What to work on:
Take the lines from the beginning of the material through the line containing "import matplotlib.pyplot as plt" and retype them exactly, leaving the pictures out.

Data segment:
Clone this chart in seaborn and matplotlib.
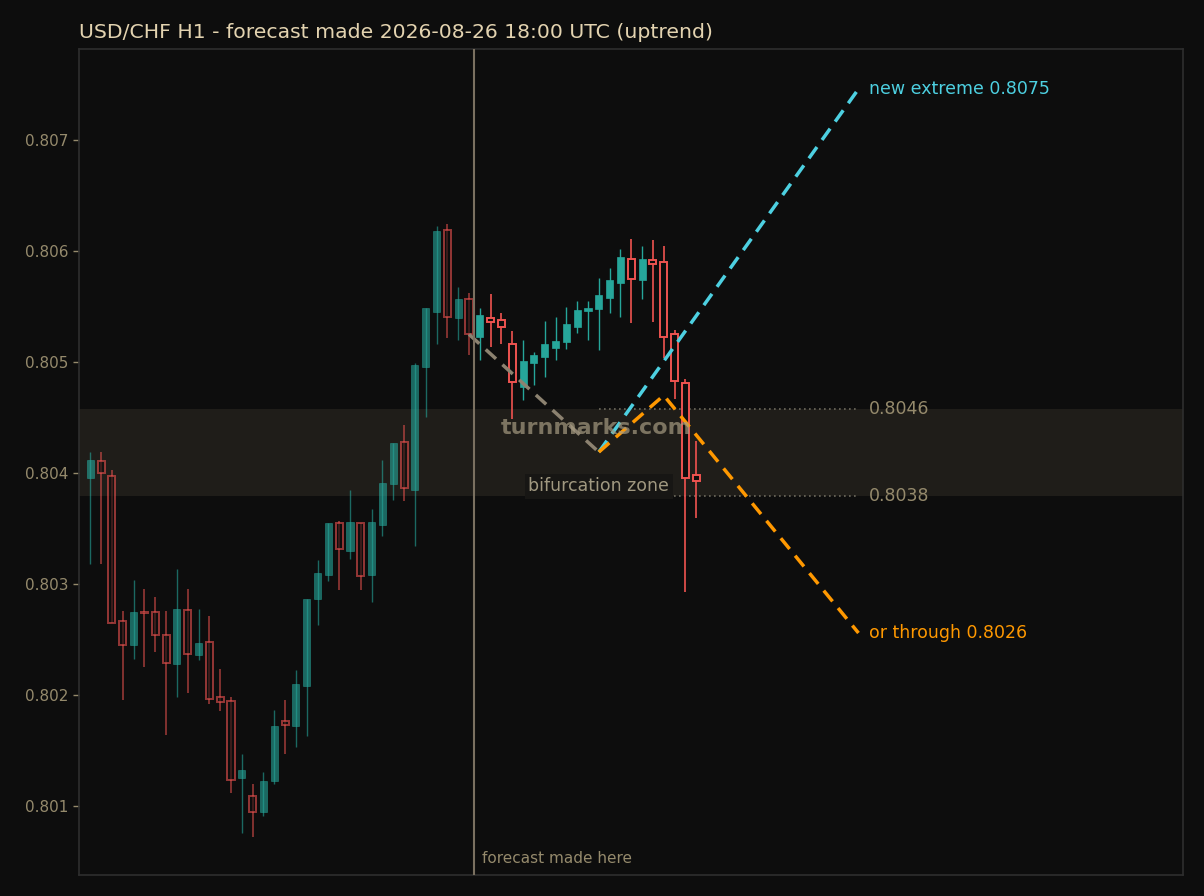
import numpy as np
import pandas as pd
import seaborn as sns
import matplotlib.pyplot as plt

# -----------------------------
# Data
# -----------------------------
opens = [0.80396, 0.80411, 0.80397, 0.80267, 0.80245, 0.80275, 0.80275, 0.80254,
         0.80228, 0.80277, 0.80236, 0.80248, 0.80198, 0.80195, 0.80125, 0.80109,
         0.80095, 0.80123, 0.80177, 0.80172, 0.80208, 0.80287, 0.80308, 0.80355,
         0.80330, 0.80355, 0.80308, 0.80353, 0.80390, 0.80428, 0.80385, 0.80496,
         0.80545, 0.80619, 0.80540, 0.80557,
         0.80523, 0.80540, 0.80538, 0.80516, 0.80478, 0.80499, 0.80505, 0.80513,
         0.80518, 0.80532, 0.80546, 0.80548, 0.80558, 0.80571, 0.80593, 0.80574,
         0.80592, 0.80590, 0.80525, 0.80481, 0.80398]
highs = [0.80419, 0.80419, 0.80403, 0.80276, 0.80304, 0.80296, 0.80288, 0.80276,
         0.80314, 0.80296, 0.80278, 0.80271, 0.80224, 0.80198, 0.80147, 0.80120,
         0.80131, 0.80187, 0.80196, 0.80223, 0.80287, 0.80322, 0.80355, 0.80357,
         0.80385, 0.80355, 0.80368, 0.80412, 0.80427, 0.80443, 0.80499, 0.80549,
         0.80623, 0.80624, 0.80568, 0.80562,
         0.80549, 0.80561, 0.80544, 0.80528, 0.80520, 0.80509, 0.80537, 0.80541,
         0.80550, 0.80555, 0.80555, 0.80576, 0.80585, 0.80602, 0.80611, 0.80605,
         0.80610, 0.80605, 0.80529, 0.80485, 0.80429]
lows = [0.80318, 0.80318, 0.80265, 0.80196, 0.80233, 0.80225, 0.80239, 0.80164,
        0.80198, 0.80202, 0.80232, 0.80192, 0.80186, 0.80112, 0.80076, 0.80072,
        0.80091, 0.80120, 0.80147, 0.80153, 0.80163, 0.80263, 0.80303, 0.80295,
        0.80323, 0.80295, 0.80284, 0.80343, 0.80376, 0.80375, 0.80334, 0.80451,
        0.80516, 0.80522, 0.80520, 0.80506,
        0.80502, 0.80514, 0.80516, 0.80449, 0.80466, 0.80479, 0.80487, 0.80502,
        0.80512, 0.80526, 0.80520, 0.80511, 0.80544, 0.80541, 0.80535, 0.80557,
        0.80536, 0.80504, 0.80467, 0.80293, 0.80360]
closes = [0.80412, 0.80400, 0.80265, 0.80245, 0.80275, 0.80274, 0.80254, 0.80229,
          0.80278, 0.80237, 0.80247, 0.80197, 0.80194, 0.80124, 0.80133, 0.80095,
          0.80123, 0.80172, 0.80173, 0.80210, 0.80287, 0.80310, 0.80355, 0.80332,
          0.80356, 0.80307, 0.80356, 0.80391, 0.80427, 0.80387, 0.80497, 0.80549,
          0.80618, 0.80541, 0.80557, 0.80525,
          0.80542, 0.80536, 0.80532, 0.80482, 0.80501, 0.80506, 0.80516, 0.80519,
          0.80534, 0.80547, 0.80549, 0.80560, 0.80574, 0.80595, 0.80575, 0.80593,
          0.80588, 0.80523, 0.80483, 0.80396, 0.80393]

forecast_idx = 35.5          # vertical "forecast made here" line
n_past = 36                  # candles drawn before the forecast

# forecast paths (bar index, price)
base_x = [35, 47]
base_y = [0.80525, 0.80419]
up_x = [47, 71]
up_y = [0.80419, 0.80746]
down_x = [47, 53, 71]
down_y = [0.80419, 0.80470, 0.80256]

zone_lo = 0.80379
zone_hi = 0.80458

yticks = [0.801, 0.802, 0.803, 0.804, 0.805, 0.806, 0.807]

# -----------------------------
# Style
# -----------------------------
BG = '#0d0d0d'
UP = '#26a69a'
DOWN = '#ef5350'
CYAN = '#4dd0e1'
ORANGE = '#ff9800'
MUTED = '#958a6c'

sns.set_theme(style='dark', rc={
    'figure.facecolor': BG,
    'axes.facecolor': BG,
    'axes.edgecolor': '#2e2e2e',
    'axes.linewidth': 1.2,
    'xtick.color': MUTED,
    'ytick.color': MUTED,
    'ytick.left': True,
    'ytick.major.size': 4,
    'ytick.major.width': 1,
})
plt.rcParams['font.family'] = ['DejaVu Sans']

df = pd.DataFrame({'open': opens, 'high': highs, 'low': lows, 'close': closes})
df['idx'] = np.arange(len(df))
df['up'] = df['close'] >= df['open']
df['past'] = df['idx'] < n_past

fig, ax = plt.subplots(figsize=(12.04, 8.96), dpi=100)
fig.subplots_adjust(left=0.0656, right=0.9826, bottom=0.0234, top=0.9453)

# bifurcation zone
ax.axhspan(zone_lo, zone_hi, color='#1f1d19', lw=0, zorder=0)

# -----------------------------
# Candles
# -----------------------------
for past, alpha in [(True, 0.6), (False, 1.0)]:
    part = df[df['past'] == past]
    ups = part[part['up']]
    downs = part[~part['up']]
    ax.vlines(ups['idx'], ups['low'], ups['high'], color=UP, lw=1, alpha=alpha, zorder=2)
    ax.vlines(downs['idx'], downs['low'], downs['high'], color=DOWN, lw=1.2, alpha=alpha, zorder=2)
    ax.bar(ups['idx'], ups['close'] - ups['open'], bottom=ups['open'], width=0.65,
           facecolor=UP, edgecolor=UP, linewidth=0.5, alpha=alpha, zorder=3)
    ax.bar(downs['idx'], downs['open'] - downs['close'], bottom=downs['close'], width=0.65,
           facecolor=BG, edgecolor=DOWN, linewidth=1.4, alpha=alpha, zorder=3)

# -----------------------------
# Forecast paths
# -----------------------------
sns.lineplot(x=base_x, y=base_y, ax=ax, color='#8c8270', lw=2.5, linestyle=(0, (4, 2.5)), zorder=4)
sns.lineplot(x=up_x, y=up_y, ax=ax, color=CYAN, lw=2.5, linestyle=(0, (4, 2.5)), zorder=5)
sns.lineplot(x=down_x, y=down_y, ax=ax, color=ORANGE, lw=2.5, linestyle=(0, (4, 2.5)), zorder=5)

ax.hlines([zone_hi, zone_lo], up_x[0], up_x[1], colors='#6e6a5e', lw=1.2, linestyles=(0, (1, 2)), zorder=1)

ax.axvline(forecast_idx, color='#7a7060', lw=1.5, zorder=4)

# -----------------------------
# Text
# -----------------------------
ax.text(72, up_y[-1], f'new extreme {up_y[-1]:.4f}', color=CYAN, fontsize=12.5, va='center')
ax.text(72, down_y[-1], f'or through {down_y[-1]:.4f}', color=ORANGE, fontsize=12.5, va='center')
ax.text(72, zone_hi, f'{zone_hi:.4f}', color=MUTED, fontsize=12.5, va='center')
ax.text(72, zone_lo, f'{zone_lo:.4f}', color=MUTED, fontsize=12.5, va='center')
ax.text(47, 0.80388, 'bifurcation zone', color='#a09880', fontsize=12.5, ha='center', va='center',
        bbox=dict(boxstyle='square,pad=0.2', facecolor='#171614', edgecolor='none'), zorder=6)
ax.text(46.8, 0.80441, 'turnmarks.com', color='#a59a80', alpha=0.7, fontsize=16,
        fontweight='bold', ha='center', va='center', zorder=7)
ax.text(forecast_idx + 0.7, 0.80053, 'forecast made here', color=MUTED, fontsize=11, va='center')

ax.set_title('USD/CHF H1 - forecast made 2026-08-26 18:00 UTC (uptrend)', loc='left',
             color='#e3d3b0', fontsize=14.65, pad=8)

ax.set_xlim(-1.05, 101)
ax.set_ylim(0.80038, 0.80782)
ax.set_yticks(yticks)
ax.set_yticklabels([f'{t:.3f}' for t in yticks], fontsize=11)
ax.set_xticks([])
ax.set_xlabel('')
ax.set_ylabel('')
ax.grid(False)

plt.savefig('out.png', dpi=100, facecolor=BG)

Response:
Clone this chart in seaborn and matplotlib.
import numpy as np
import pandas as pd
import seaborn as sns
import matplotlib.pyplot as plt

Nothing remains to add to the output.